━━ Data shown ━━

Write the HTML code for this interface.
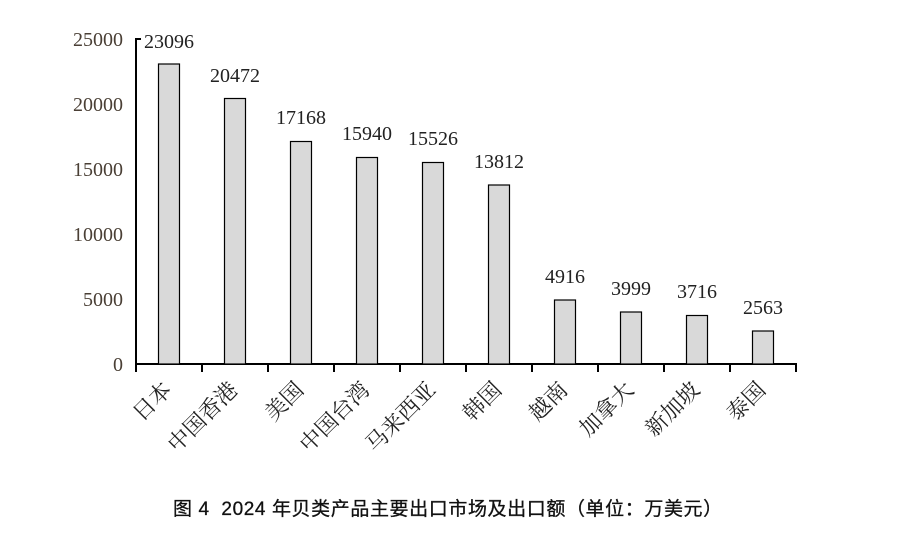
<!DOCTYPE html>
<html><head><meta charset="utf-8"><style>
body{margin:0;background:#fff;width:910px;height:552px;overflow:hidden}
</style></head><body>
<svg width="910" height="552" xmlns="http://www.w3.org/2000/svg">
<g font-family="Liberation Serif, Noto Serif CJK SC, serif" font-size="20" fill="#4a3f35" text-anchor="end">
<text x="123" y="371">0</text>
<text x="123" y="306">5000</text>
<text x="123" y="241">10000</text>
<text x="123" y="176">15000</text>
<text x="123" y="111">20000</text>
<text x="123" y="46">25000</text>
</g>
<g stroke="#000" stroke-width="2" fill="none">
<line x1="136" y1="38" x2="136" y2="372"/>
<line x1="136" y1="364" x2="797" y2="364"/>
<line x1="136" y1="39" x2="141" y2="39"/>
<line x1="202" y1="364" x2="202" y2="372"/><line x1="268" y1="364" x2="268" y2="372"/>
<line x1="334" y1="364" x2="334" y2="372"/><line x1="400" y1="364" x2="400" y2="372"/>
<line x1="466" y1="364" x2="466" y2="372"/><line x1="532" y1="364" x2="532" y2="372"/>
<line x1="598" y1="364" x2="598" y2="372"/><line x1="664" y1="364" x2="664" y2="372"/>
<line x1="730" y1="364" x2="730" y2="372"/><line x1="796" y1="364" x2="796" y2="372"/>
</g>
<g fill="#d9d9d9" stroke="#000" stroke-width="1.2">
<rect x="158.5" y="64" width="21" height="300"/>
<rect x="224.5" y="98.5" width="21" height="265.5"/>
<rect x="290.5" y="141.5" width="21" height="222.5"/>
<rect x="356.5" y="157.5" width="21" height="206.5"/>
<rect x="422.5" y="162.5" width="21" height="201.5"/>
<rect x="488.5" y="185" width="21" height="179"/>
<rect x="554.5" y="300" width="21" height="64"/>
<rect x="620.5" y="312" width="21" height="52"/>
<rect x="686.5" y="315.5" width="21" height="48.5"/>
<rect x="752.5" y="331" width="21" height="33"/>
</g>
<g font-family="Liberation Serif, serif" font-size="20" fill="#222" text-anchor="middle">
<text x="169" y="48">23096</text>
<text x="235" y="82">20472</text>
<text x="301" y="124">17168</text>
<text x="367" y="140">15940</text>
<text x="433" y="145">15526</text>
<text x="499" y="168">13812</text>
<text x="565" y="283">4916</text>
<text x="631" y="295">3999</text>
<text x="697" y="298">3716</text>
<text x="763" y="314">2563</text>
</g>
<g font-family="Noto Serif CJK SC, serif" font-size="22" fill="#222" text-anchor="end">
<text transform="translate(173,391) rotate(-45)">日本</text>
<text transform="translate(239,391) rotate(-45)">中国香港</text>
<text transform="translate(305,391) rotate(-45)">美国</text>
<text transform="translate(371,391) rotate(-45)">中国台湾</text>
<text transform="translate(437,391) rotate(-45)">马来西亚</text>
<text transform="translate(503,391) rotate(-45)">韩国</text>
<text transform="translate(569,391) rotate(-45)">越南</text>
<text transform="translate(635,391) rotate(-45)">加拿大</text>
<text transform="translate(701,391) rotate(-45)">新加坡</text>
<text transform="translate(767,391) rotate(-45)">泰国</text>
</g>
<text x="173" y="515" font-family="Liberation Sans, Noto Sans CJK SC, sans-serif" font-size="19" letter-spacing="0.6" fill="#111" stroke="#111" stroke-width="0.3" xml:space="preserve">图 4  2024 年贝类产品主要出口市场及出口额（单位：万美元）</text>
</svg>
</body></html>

━━━

## The request
Every line above should be repeated exactly; pictures stay out of the copy.

## Response
Write the HTML code for this interface.
<!DOCTYPE html>
<html><head><meta charset="utf-8"><style>
body{margin:0;background:#fff;width:910px;height:552px;overflow:hidden}
</style></head><body>
<svg width="910" height="552" xmlns="http://www.w3.org/2000/svg">
<g font-family="Liberation Serif, Noto Serif CJK SC, serif" font-size="20" fill="#4a3f35" text-anchor="end">
<text x="123" y="371">0</text>
<text x="123" y="306">5000</text>
<text x="123" y="241">10000</text>
<text x="123" y="176">15000</text>
<text x="123" y="111">20000</text>
<text x="123" y="46">25000</text>
</g>
<g stroke="#000" stroke-width="2" fill="none">
<line x1="136" y1="38" x2="136" y2="372"/>
<line x1="136" y1="364" x2="797" y2="364"/>
<line x1="136" y1="39" x2="141" y2="39"/>
<line x1="202" y1="364" x2="202" y2="372"/><line x1="268" y1="364" x2="268" y2="372"/>
<line x1="334" y1="364" x2="334" y2="372"/><line x1="400" y1="364" x2="400" y2="372"/>
<line x1="466" y1="364" x2="466" y2="372"/><line x1="532" y1="364" x2="532" y2="372"/>
<line x1="598" y1="364" x2="598" y2="372"/><line x1="664" y1="364" x2="664" y2="372"/>
<line x1="730" y1="364" x2="730" y2="372"/><line x1="796" y1="364" x2="796" y2="372"/>
</g>
<g fill="#d9d9d9" stroke="#000" stroke-width="1.2">
<rect x="158.5" y="64" width="21" height="300"/>
<rect x="224.5" y="98.5" width="21" height="265.5"/>
<rect x="290.5" y="141.5" width="21" height="222.5"/>
<rect x="356.5" y="157.5" width="21" height="206.5"/>
<rect x="422.5" y="162.5" width="21" height="201.5"/>
<rect x="488.5" y="185" width="21" height="179"/>
<rect x="554.5" y="300" width="21" height="64"/>
<rect x="620.5" y="312" width="21" height="52"/>
<rect x="686.5" y="315.5" width="21" height="48.5"/>
<rect x="752.5" y="331" width="21" height="33"/>
</g>
<g font-family="Liberation Serif, serif" font-size="20" fill="#222" text-anchor="middle">
<text x="169" y="48">23096</text>
<text x="235" y="82">20472</text>
<text x="301" y="124">17168</text>
<text x="367" y="140">15940</text>
<text x="433" y="145">15526</text>
<text x="499" y="168">13812</text>
<text x="565" y="283">4916</text>
<text x="631" y="295">3999</text>
<text x="697" y="298">3716</text>
<text x="763" y="314">2563</text>
</g>
<g font-family="Noto Serif CJK SC, serif" font-size="22" fill="#222" text-anchor="end">
<text transform="translate(173,391) rotate(-45)">日本</text>
<text transform="translate(239,391) rotate(-45)">中国香港</text>
<text transform="translate(305,391) rotate(-45)">美国</text>
<text transform="translate(371,391) rotate(-45)">中国台湾</text>
<text transform="translate(437,391) rotate(-45)">马来西亚</text>
<text transform="translate(503,391) rotate(-45)">韩国</text>
<text transform="translate(569,391) rotate(-45)">越南</text>
<text transform="translate(635,391) rotate(-45)">加拿大</text>
<text transform="translate(701,391) rotate(-45)">新加坡</text>
<text transform="translate(767,391) rotate(-45)">泰国</text>
</g>
<text x="173" y="515" font-family="Liberation Sans, Noto Sans CJK SC, sans-serif" font-size="19" letter-spacing="0.6" fill="#111" stroke="#111" stroke-width="0.3" xml:space="preserve">图 4  2024 年贝类产品主要出口市场及出口额（单位：万美元）</text>
</svg>
</body></html>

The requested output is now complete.